オペラ、コンサートを中心に、日々の感想を記します。

パヤーレ/N響

2020年02月02日 | 音楽
 ラファエル・パヤーレRafael Payare(1980‐)という指揮者がN響定期へ初登場した。パヤーレはベネズエラの「エル・システマ」出身。わたしは初めて聴くが、N響とはすでにN響「夏」や地方公演で共演歴がある。N響としてはいわばテスト済みだろう。プログラムはオール・ショスタコーヴィチ・プロ。後述するが、その選曲は一捻りしたもので、こういう選曲をする指揮者はどんな人だろうと興味を抱かせた。

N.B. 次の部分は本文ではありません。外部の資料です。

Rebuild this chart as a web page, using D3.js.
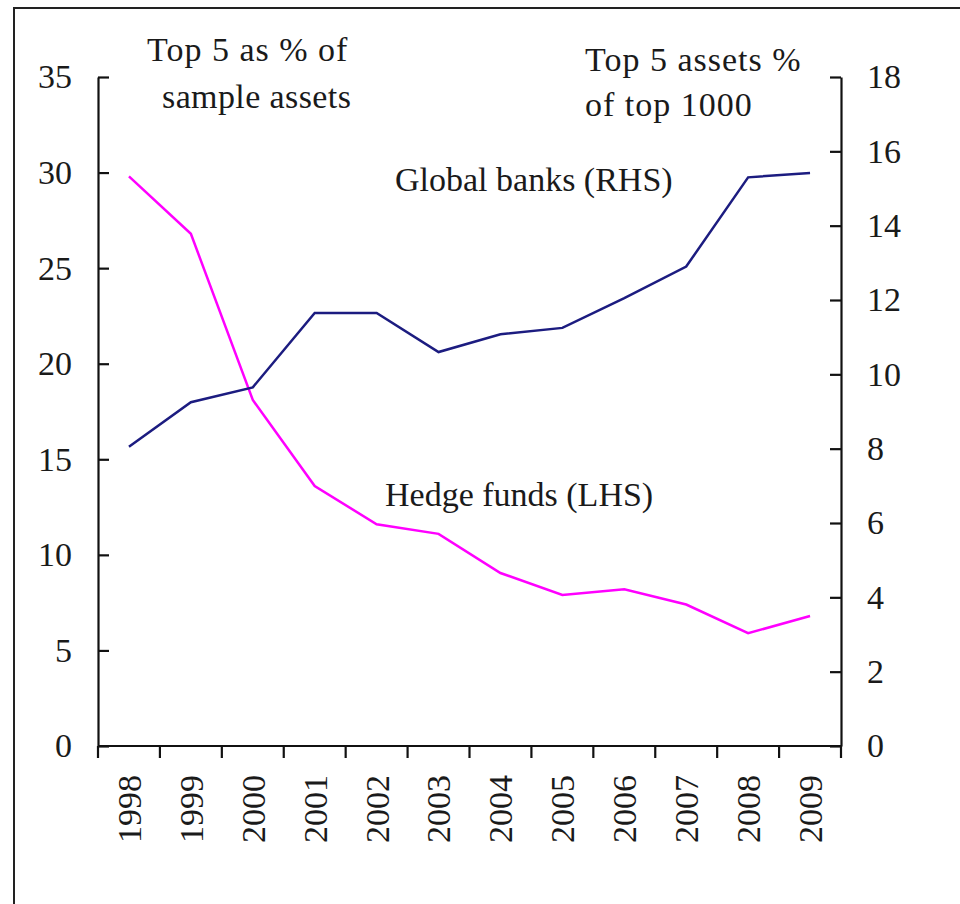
<!DOCTYPE html>
<html lang="en">
<head>
    <meta charset="UTF-8">
    <title>Top 5 concentration: hedge funds vs global banks</title>
    <script src="https://d3js.org/d3.v7.min.js"></script>
    <style>
        body { margin: 0; background: #fff; }
        svg text { font-family: "Times New Roman", "Liberation Serif", Tinos, "Nimbus Roman", "DejaVu Serif", serif; fill: #1a1a1a; }
    </style>
</head>
<body>
<script>
    // data
    var years = ["1998", "1999", "2000", "2001", "2002", "2003", "2004", "2005", "2006", "2007", "2008", "2009"];
    var hedgeFunds = [29.8, 26.8, 18.1, 13.6, 11.6, 11.1, 9.05, 7.9, 8.2, 7.4, 5.9, 6.8];   // LHS
    var globalBanks = [8.05, 9.25, 9.65, 11.65, 11.65, 10.6, 11.08, 11.25, 12.05, 12.9, 15.3, 15.42]; // RHS
    var leftTicks = [0, 5, 10, 15, 20, 25, 30, 35];
    var rightTicks = [0, 2, 4, 6, 8, 10, 12, 14, 16, 18];

    var width = 960, height = 904;
    var margin = { left: 98, right: 119, top: 77, bottom: 158 };
    var serif = "'Times New Roman', 'Liberation Serif', Tinos, 'Nimbus Roman', 'DejaVu Serif', serif";

    var svg = d3.select("body").append("svg")
        .attr("width", width)
        .attr("height", height)
        .attr("font-family", serif);

    // outer frame (runs off the right and bottom of the picture)
    svg.append("rect")
        .attr("x", 14).attr("y", 8)
        .attr("width", 1000).attr("height", 1000)
        .style("fill", "none")
        .style("stroke", "#222")
        .style("stroke-width", 2);

    var x = d3.scaleBand()
        .domain(years)
        .range([margin.left, width - margin.right]);

    var yLeft = d3.scaleLinear()
        .domain([0, 35])
        .range([height - margin.bottom, margin.top]);

    var yRight = d3.scaleLinear()
        .domain([0, 18])
        .range([height - margin.bottom, margin.top]);

    var fontSize = 34;

    // left axis
    var gl = svg.append("g")
        .attr("transform", "translate(" + margin.left + ",0)")
        .call(d3.axisLeft(yLeft).tickValues(leftTicks).tickSizeInner(-11).tickSizeOuter(0).tickPadding(26));

    // right axis
    var gr = svg.append("g")
        .attr("transform", "translate(" + (width - margin.right) + ",0)")
        .call(d3.axisRight(yRight).tickValues(rightTicks).tickSizeInner(-11).tickSizeOuter(0).tickPadding(26));

    // bottom axis, ticks on band boundaries
    var gb = svg.append("g")
        .attr("transform", "translate(0," + (height - margin.bottom) + ")");
    gb.append("line")
        .attr("x1", x.range()[0]).attr("x2", x.range()[1])
        .attr("y1", 0).attr("y2", 0);
    var bounds = years.map(function(d) { return x(d); }).concat([x.range()[1]]);
    gb.selectAll(".btick")
        .data(bounds)
        .enter().append("line")
        .attr("class", "btick")
        .attr("x1", function(d) { return d; }).attr("x2", function(d) { return d; })
        .attr("y1", 0).attr("y2", 12);
    gb.selectAll(".ylab")
        .data(years)
        .enter().append("text")
        .attr("class", "ylab")
        .attr("transform", function(d) {
            return "translate(" + (x(d) + x.bandwidth() / 2) + ",29) rotate(-90)";
        })
        .attr("dy", "0.35em")
        .attr("text-anchor", "end")
        .style("font-size", fontSize + "px")
        .text(function(d) { return d; });

    [gl, gr, gb].forEach(function(g) {
        g.attr("font-family", serif);
        g.selectAll("path, line").style("stroke", "#111").style("stroke-width", 2.2);
        g.selectAll(".tick text").style("font-size", fontSize + "px").style("fill", "#1a1a1a");
    });

    // series lines
    var cx = function(d, i) { return x(years[i]) + x.bandwidth() / 2; };

    svg.append("path")
        .datum(hedgeFunds)
        .attr("d", d3.line().x(cx).y(function(d) { return yLeft(d); }))
        .style("fill", "none")
        .style("stroke", "#ff00ff")
        .style("stroke-width", 2.5);

    svg.append("path")
        .datum(globalBanks)
        .attr("d", d3.line().x(cx).y(function(d) { return yRight(d); }))
        .style("fill", "none")
        .style("stroke", "#1c1c80")
        .style("stroke-width", 2.5);

    // annotations
    function label(txt, lx, ly, spacing) {
        svg.append("text")
            .attr("x", lx).attr("y", ly)
            .style("font-size", fontSize + "px")
            .style("letter-spacing", (spacing || 0) + "px")
            .text(txt);
    }
    label("Top 5 as % of", 147, 61, 1);
    label("sample assets", 162, 108, 0.4);
    label("Top 5 assets %", 585, 71, 1);
    label("of top 1000", 585, 116, 1);
    label("Global banks (RHS)", 395, 191);
    label("Hedge funds (LHS)", 385, 506);
</script>
</body>
</html>
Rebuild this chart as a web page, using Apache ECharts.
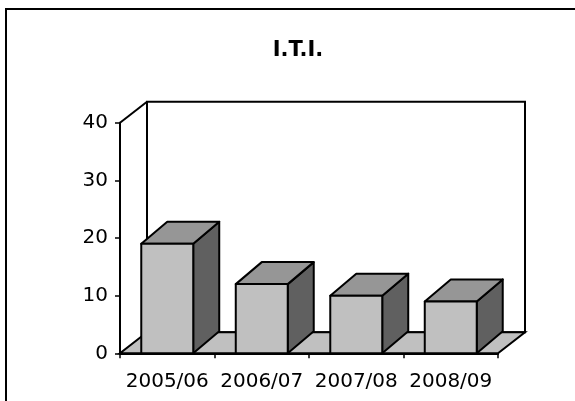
<!DOCTYPE html>
<html>
<head>
<meta charset="utf-8">
<script src="https://cdn.jsdelivr.net/npm/echarts@6/dist/echarts.min.js"></script>
<style>html,body{margin:0;padding:0;background:#fff;}#c{width:575px;height:401px;}</style>
</head>
<body>
<div id="c"></div>
<script>
const title = 'I.T.I.';
const categories = ['2005/06', '2006/07', '2007/08', '2008/09'];
const values = [19, 12, 10, 9];
const yMin = 0, yMax = 40, yStep = 10;

const FONT = 'DejaVu Sans';
const FRAME_D = [27, -21];
const BAR_D = [26, -22];
const BAR_FRAC = 0.55;

function renderFrame(params, api) {
  const cs = params.coordSys;
  const x0 = cs.x, x1 = cs.x + cs.width, yT = cs.y, yB = cs.y + cs.height;
  const [dx, dy] = FRAME_D;
  const st = { stroke: '#000', lineWidth: 2, fill: null };
  return {
    type: 'group',
    children: [
      { type: 'polygon', shape: { points: [[x0+dx, yB+dy], [x0+dx, yT+dy], [x1+dx, yT+dy], [x1+dx, yB+dy]] },
        style: { fill: '#fff', stroke: '#000', lineWidth: 2 } },
      { type: 'polygon', shape: { points: [[x0, yB], [x1, yB], [x1+dx, yB+dy], [x0+dx, yB+dy]] },
        style: { fill: '#C0C0C0', stroke: '#000', lineWidth: 2 } },
      { type: 'line', shape: { x1: x0, y1: yT, x2: x0+dx, y2: yT+dy }, style: st }
    ]
  };
}

function renderBar(params, api) {
  const cat = api.value(0), v = api.value(1);
  const base = api.coord([cat, 0]);
  const top = api.coord([cat, v]);
  const bw = api.size([1, 0])[0];
  const w = bw * BAR_FRAC;
  const x0 = base[0] - w / 2, x1 = x0 + w;
  const yt = top[1], yb = base[1];
  const [dx, dy] = BAR_D;
  const s = (fill) => ({ fill, stroke: '#000', lineWidth: 2, lineJoin: 'round' });
  return {
    type: 'group',
    children: [
      { type: 'polygon', shape: { points: [[x1, yt], [x1+dx, yt+dy], [x1+dx, yb+dy], [x1, yb]] }, style: s('#606060') },
      { type: 'polygon', shape: { points: [[x0, yt], [x1, yt], [x1+dx, yt+dy], [x0+dx, yt+dy]] }, style: s('#969696') },
      { type: 'rect', shape: { x: x0, y: yt, width: w, height: yb - yt }, style: s('#C0C0C0') }
    ]
  };
}

const chart = echarts.init(document.getElementById('c'), null, { renderer: 'canvas' });
chart.setOption({
  animation: false,
  backgroundColor: '#fff',
  title: {
    text: title, left: 293, top: 35, textAlign: 'center',
    textStyle: { fontFamily: FONT, fontWeight: 'bold', fontSize: 21, color: '#000' }
  },
  graphic: [
    { type: 'rect', shape: { x: 6, y: 9, width: 620, height: 500 }, style: { fill: null, stroke: '#000', lineWidth: 2 }, z: 100 }
  ],
  grid: { left: 120, right: 77, top: 122.7, bottom: 47.7 },
  xAxis: {
    type: 'category', data: categories, boundaryGap: true,
    axisLine: { show: true, lineStyle: { color: '#000', width: 2 } },
    axisTick: { show: true, length: 5, lineStyle: { color: '#000', width: 1.5 } },
    axisLabel: { color: '#000', fontFamily: FONT, fontSize: 20, margin: 18, interval: 0 },
    splitLine: { show: false }, z: 10
  },
  yAxis: {
    type: 'value', min: yMin, max: yMax, interval: yStep,
    axisLine: { show: true, lineStyle: { color: '#000', width: 2 } },
    axisTick: { show: true, length: 5, lineStyle: { color: '#000', width: 1.5 } },
    axisLabel: { color: '#000', fontFamily: FONT, fontSize: 20, margin: 12 },
    splitLine: { show: false }, z: 10
  },
  series: [
    { type: 'custom', renderItem: renderFrame, data: [[0, 0]], z: 1, silent: true },
    { type: 'custom', renderItem: renderBar, data: values.map((v, i) => [i, v]), z: 2,
      encode: { x: 0, y: 1 } }
  ]
});
</script>
</body>
</html>
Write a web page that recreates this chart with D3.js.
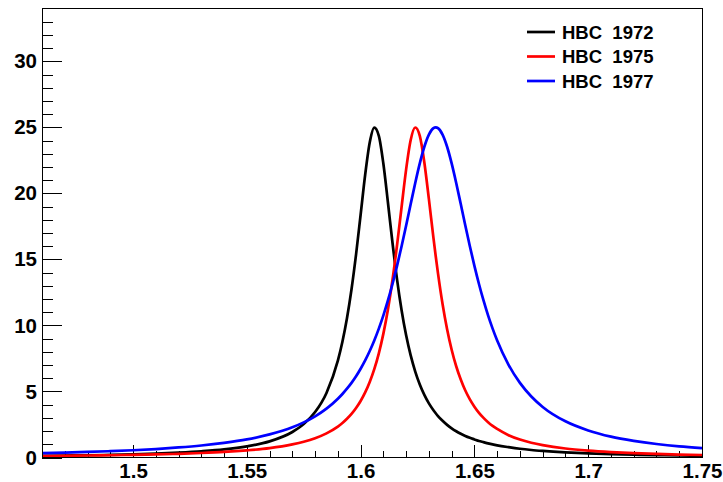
<!DOCTYPE html>
<html>
<head>
<meta charset="utf-8">
<script src="https://cdn.jsdelivr.net/npm/d3@7"></script>
<style>
  body { margin: 0; background: #fff; }
  svg { display: block; }
  .axis text { font-family: "Liberation Sans", Arial, sans-serif; font-weight: bold; font-size: 20.5px; fill: #000; }
  .axis line { stroke: #000; shape-rendering: crispEdges; }
  .legend text { font-family: "Liberation Sans", Arial, sans-serif; font-weight: bold; font-size: 18.5px; white-space: pre; }
</style>
</head>
<body>
<svg width="723" height="482"></svg>
<script>
// mass points (GeV) shared by the three curves
var mass = [
    1.46, 1.47, 1.48, 1.49, 1.50, 1.51, 1.52, 1.53, 1.54, 1.55, 1.56, 1.57,
    1.575, 1.58, 1.585,
    1.590, 1.592, 1.594, 1.596, 1.598, 1.600, 1.602, 1.604, 1.606, 1.608,
    1.610, 1.612, 1.614, 1.616, 1.618, 1.620, 1.622, 1.624, 1.626, 1.628,
    1.630, 1.632, 1.633, 1.634, 1.636, 1.638, 1.640, 1.642, 1.644, 1.646, 1.648,
    1.650, 1.652, 1.654, 1.656, 1.658, 1.660,
    1.665, 1.670, 1.675,
    1.68, 1.69, 1.70, 1.71, 1.72, 1.73, 1.74, 1.75
];

var hbc1972 = [
    0.13, 0.15, 0.17, 0.20, 0.24, 0.29, 0.37, 0.47, 0.61, 0.84, 1.22, 1.93,
    2.53, 3.44, 4.89,
    7.33, 8.76, 10.54, 12.74, 15.38, 18.38, 21.41, 23.85, 24.98, 24.36,
    22.24, 19.31, 16.26, 13.49, 11.15, 9.25, 7.73, 6.51, 5.53, 4.74,
    4.10, 3.58, 3.35, 3.14, 2.78, 2.47, 2.21, 1.99, 1.80, 1.63, 1.49,
    1.37, 1.25, 1.16, 1.07, 0.99, 0.92,
    0.78, 0.66, 0.57,
    0.50, 0.39, 0.31, 0.25, 0.21, 0.18, 0.15, 0.13
];

var hbc1975 = [
    0.11, 0.13, 0.15, 0.17, 0.20, 0.23, 0.28, 0.34, 0.42, 0.54, 0.71, 0.99,
    1.19, 1.46, 1.83,
    2.34, 2.61, 2.93, 3.30, 3.75, 4.28, 4.93, 5.72, 6.69, 7.89,
    9.38, 11.21, 13.44, 16.07, 18.97, 21.82, 24.04, 24.99, 24.35, 22.34,
    19.56, 16.63, 15.24, 13.94, 11.62, 9.71, 8.16, 6.91, 5.90, 5.07, 4.40,
    3.85, 3.38, 3.00, 2.67, 2.39, 2.16,
    1.69, 1.36, 1.12,
    0.94, 0.68, 0.52, 0.41, 0.33, 0.27, 0.22, 0.19
];

var hbc1977 = [
    0.33, 0.37, 0.42, 0.48, 0.55, 0.64, 0.76, 0.91, 1.11, 1.37, 1.75, 2.29,
    2.66, 3.12, 3.70,
    4.45, 4.81, 5.21, 5.65, 6.15, 6.72, 7.35, 8.06, 8.86, 9.76,
    10.76, 11.89, 13.14, 14.51, 16.00, 17.57, 19.19, 20.79, 22.27, 23.53,
    24.45, 24.94, 25.00, 24.94, 24.45, 23.53, 22.27, 20.79, 19.19, 17.57, 16.00,
    14.51, 13.14, 11.89, 10.76, 9.76, 8.86,
    7.02, 5.65, 4.62,
    3.83, 2.74, 2.05, 1.58, 1.26, 1.02, 0.84, 0.71
];

var seriesNames = ["HBC  1972", "HBC  1975", "HBC  1977"];
var seriesColors = ["#000000", "#ff0000", "#0000ff"];

var xDomain = [1.46, 1.75];
var yDomain = [0, 34];
var xMajorTicks = [1.5, 1.55, 1.6, 1.65, 1.7, 1.75];
var yMajorTicks = [0, 5, 10, 15, 20, 25, 30];

var svg = d3.select("svg");
var frameLeft = 42, frameRight = 702, frameTop = 8.5, frameBottom = 457.5;

var x = d3.scaleLinear().domain(xDomain).range([frameLeft, frameRight]);
var y = d3.scaleLinear().domain(yDomain).range([frameBottom, frameTop]);

// minor ticks every 0.01 / every 1
var xMinor = d3.range(147, 176).map(function (d) { return d / 100; });
var yMinor = d3.range(0, 34);

svg.append("g")
    .attr("class", "axis")
    .attr("transform", "translate(0," + frameBottom + ")")
    .call(d3.axisBottom(x).tickValues(xMinor).tickSize(-7).tickFormat(""))
    .call(function (g) { g.select(".domain").remove(); });

svg.append("g")
    .attr("class", "axis")
    .attr("transform", "translate(0," + frameBottom + ")")
    .call(d3.axisBottom(x).tickValues(xMajorTicks).tickSize(-13).tickPadding(6).tickFormat(d3.format("")))
    .call(function (g) { g.select(".domain").remove(); });

svg.append("g")
    .attr("class", "axis")
    .attr("transform", "translate(" + frameLeft + ",0)")
    .call(d3.axisLeft(y).tickValues(yMinor).tickSize(-11).tickFormat(""))
    .call(function (g) { g.select(".domain").remove(); });

svg.append("g")
    .attr("class", "axis")
    .attr("transform", "translate(" + frameLeft + ",0)")
    .call(d3.axisLeft(y).tickValues(yMajorTicks).tickSize(-20).tickPadding(5))
    .call(function (g) { g.select(".domain").remove(); });

var line = d3.line()
    .x(function (d) { return x(d[0]); })
    .y(function (d) { return y(d[1]); })
    .curve(d3.curveMonotoneX);

[hbc1972, hbc1975, hbc1977].forEach(function (vals, i) {
    svg.append("path")
        .datum(mass.map(function (m, j) { return [m, vals[j]]; }))
        .attr("fill", "none")
        .attr("stroke", seriesColors[i])
        .attr("stroke-width", 2.7)
        .attr("d", line);
});

// frame
svg.append("rect")
    .attr("x", frameLeft + 0.5)
    .attr("y", frameTop)
    .attr("width", frameRight - frameLeft)
    .attr("height", frameBottom - frameTop)
    .attr("fill", "none")
    .attr("stroke", "#000")
    .attr("stroke-width", 1)
    .attr("shape-rendering", "crispEdges");

// legend
var legend = svg.append("g").attr("class", "legend");
seriesNames.forEach(function (name, i) {
    var ly = 32 + i * 24.5;
    legend.append("line")
        .attr("x1", 527).attr("x2", 555)
        .attr("y1", ly).attr("y2", ly)
        .attr("stroke", seriesColors[i])
        .attr("stroke-width", 2.7);
    legend.append("text")
        .attr("x", 562)
        .attr("y", ly + 6.5)
        .text(name);
});
</script>
</body>
</html>
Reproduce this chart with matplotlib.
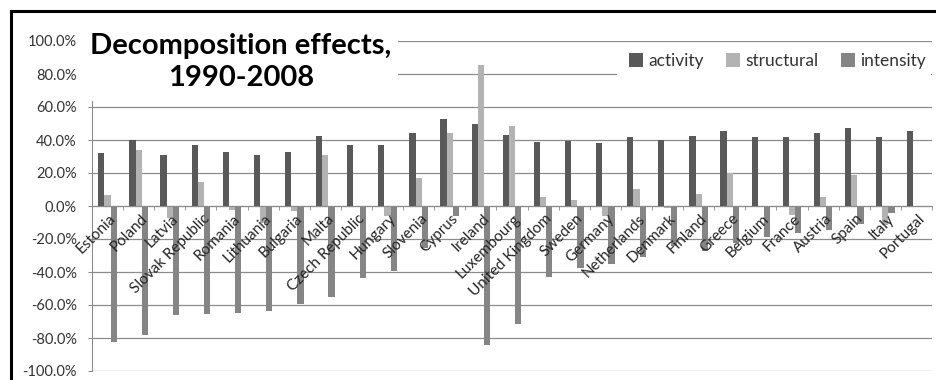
import numpy as np
import matplotlib
matplotlib.use("Agg")
import matplotlib.pyplot as plt
from matplotlib.patches import Rectangle
from matplotlib.lines import Line2D

countries = ['Estonia', 'Poland', 'Latvia', 'Slovak Republic', 'Romania', 'Lithuania',
             'Bulgaria', 'Malta', 'Czech Republic', 'Hungary', 'Slovenia', 'Cyprus',
             'Ireland', 'Luxembourg', 'United Kingdom', 'Sweden', 'Germany', 'Netherlands',
             'Denmark', 'Finland', 'Greece', 'Belgium', 'France', 'Austria', 'Spain',
             'Italy', 'Portugal']
activity = [31.9, 40.0, 31.0, 37.0, 32.5, 31.0, 33.0, 42.4, 37.0, 37.0, 44.0, 52.5, 49.5, 43.0,
            38.6, 39.6, 38.0, 41.6, 40.0, 42.4, 45.5, 41.6, 41.6, 44.0, 47.0, 41.6, 45.5]
structural = [6.7, 34.0, -7.5, 14.7, -2.4, -10.0, -3.0, 31.0, 0.0, -5.8, 17.2, 44.0, 85.5, 48.5,
              5.7, 3.5, -6.3, 10.2, -1.2, 7.5, 19.8, 0.0, -5.5, 5.7, 18.8, -11.5, 0.0]
intensity = [-82.2, -78.0, -66.0, -65.3, -65.0, -63.4, -59.4, -55.3, -43.8, -39.4, -25.7, -6.3,
             -84.2, -71.5, -42.8, -37.8, -35.4, -31.0, -24.2, -27.0, -22.2, -18.6, -16.2, -14.5,
             -10.9, -4.2, 0.0]
series = ['activity', 'structural', 'intensity']
colors = ['#595959', '#b3b3b3', '#858585']

plt.rcParams['font.family'] = ['Lato', 'DejaVu Sans']

W, H = 937, 380
fig = plt.figure(figsize=(W / 100, H / 100), dpi=100)
ax = fig.add_axes([92 / W, 9 / H, 840 / W, 330 / H])

x = np.arange(len(countries))
w = 0.2
for i, (vals, name, c) in enumerate(zip([activity, structural, intensity], series, colors)):
    ax.bar(x + (i - 1) * w, vals, width=w, color=c, label=name, zorder=3)

ax.set_xlim(-0.5, len(countries) - 0.5)
ax.set_ylim(-100, 100)
ax.set_yticks(np.arange(-100, 101, 20))
ax.yaxis.set_major_formatter(lambda v, p: f"{v:.1f}%")
ax.grid(axis='y', color='#8c8c8c', lw=0.9, zorder=0)
ax.set_axisbelow(True)

for s in ['top', 'right']:
    ax.spines[s].set_visible(False)
ax.spines['left'].set_color('#8c8c8c')
ax.spines['bottom'].set_position(('data', 0))
ax.spines['bottom'].set_color('#8c8c8c')
ax.spines['bottom'].set_zorder(4)

# category labels sit on top of the bars, so they are drawn as texts
ax.set_xticks(x, [''] * len(countries))
ax.set_xticks(np.arange(-0.5, len(countries)), minor=True)
ax.tick_params(axis='x', which='major', length=0)
ax.tick_params(axis='x', which='minor', length=3, color='#8c8c8c', direction='out')
ax.tick_params(axis='y', length=3, color='#8c8c8c', pad=8, labelsize=10.5, labelcolor='#333333')
for xi, name in zip(x, countries):
    ax.annotate(name, (xi, 0), xytext=(1, -4), textcoords='offset points',
                rotation=45, rotation_mode='anchor', ha='right', va='top',
                fontsize=11, color='#262626', zorder=6, annotation_clip=False)

# white panels under the title and the legend
fig.add_artist(Rectangle((84 / W, 1 - 101 / H), (398 - 84) / W, 87 / H,
                         transform=fig.transFigure, facecolor='white', edgecolor='none', zorder=5))
fig.add_artist(Rectangle((617 / W, 1 - 77 / H), (931 - 617) / W, 34 / H,
                         transform=fig.transFigure, facecolor='white', edgecolor='none', zorder=5))

fig.text(241 / W, 1 - 62 / H, 'Decomposition effects,\n1990-2008', ha='center', va='center',
         fontsize=21, fontweight='bold', color='black', linespacing=1.25, zorder=6)

leg = fig.legend(loc='center right', bbox_to_anchor=(926 / W, 1 - 61 / H), ncol=3,
                 frameon=False, fontsize=12.5, handlelength=0.8, handleheight=0.8,
                 handletextpad=0.3, columnspacing=1.3, borderpad=0, borderaxespad=0)
leg.set_zorder(6)
for t in leg.get_texts():
    t.set_color('#333333')

# outer frame
fig.add_artist(Line2D([11 / W, 1], [1 - 11 / H, 1 - 11 / H], transform=fig.transFigure,
                      color='black', lw=2.2, zorder=7))
fig.add_artist(Line2D([11 / W, 11 / W], [0, 1 - 11 / H], transform=fig.transFigure,
                      color='black', lw=2.2, zorder=7))

fig.savefig('out.png', dpi=100, facecolor='white')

 1曲目は「バレエ組曲第1番」(アトヴミャーン編)。全6曲からなるが、どれも「明るい小川」からとられたもの。「明るい小川」は例のプラウダ批判でやり玉に挙げられたバレエだ。だが、少なくとも音楽だけ聴いていると、この音楽のどこが当局の逆鱗に触れたのか、さっぱりわからない。音楽以外の要因が働いたわけだが、そんな当局の措置に対する抵抗がこの組曲を生んだのだろう。

 演奏は、いかにもバレエ、といった軽いリズムと躍動感をもったものだった。パヤーレという指揮者はバレエにも適性をもっているのかもしれないと思った。

 2曲目はチェロ協奏曲第2番。最後に打楽器アンサンブルのチャカチャカというリズムが出てくる曲だ。プラウダ批判に遭って初演を取りやめた交響曲第4番に出てくるリズム。それがこのチェロ協奏曲第2番で復活し、さらに交響曲第15番でもう一度出てくる。いわば「印」を押された3作品の一つだ。

 チェロ独奏はアリサ・ワイラースタイン。人気と実力を兼ね備えた演奏家だが、パヤーレとは夫婦でもあるそうだ。それはともかくとして、以前にN響とエルガーのチェロ協奏曲を演奏したときにも感じたが、滑らかで丸く(角のとれた)よく歌う演奏をする人だ。その印象は今回も変わらず、むしろ前回の印象を確認する思いがした。

 アンコールにバッハの無伴奏チェロ組曲第4番から第4曲「サラバンド」が弾かれた。ショスタコーヴィチの余韻が演奏者にあったのか、それともそれを聴くわたしの方にあったのか、ともかくその「サラバンド」は苦悩を秘めた曲のように聴こえた。

 3曲目は交響曲第5番。プラウダ批判からの名誉回復を図って書かれた曲だ。演奏はシャープで、バランスがよく、どんな場合でも音が混濁しない、その意味では見事なもので、指揮者の確かな技術とオーケストラの優秀さとを実感させた。だが、ソ連という文脈は感じられなかった。たとえばラザレフが(日本フィルで)この曲を振ると、そこにはソ連という社会とショスタコーヴィチの生涯が色濃く反映されるが、パヤーレが振ると、そのような文脈からは切り離された音楽に聴こえた。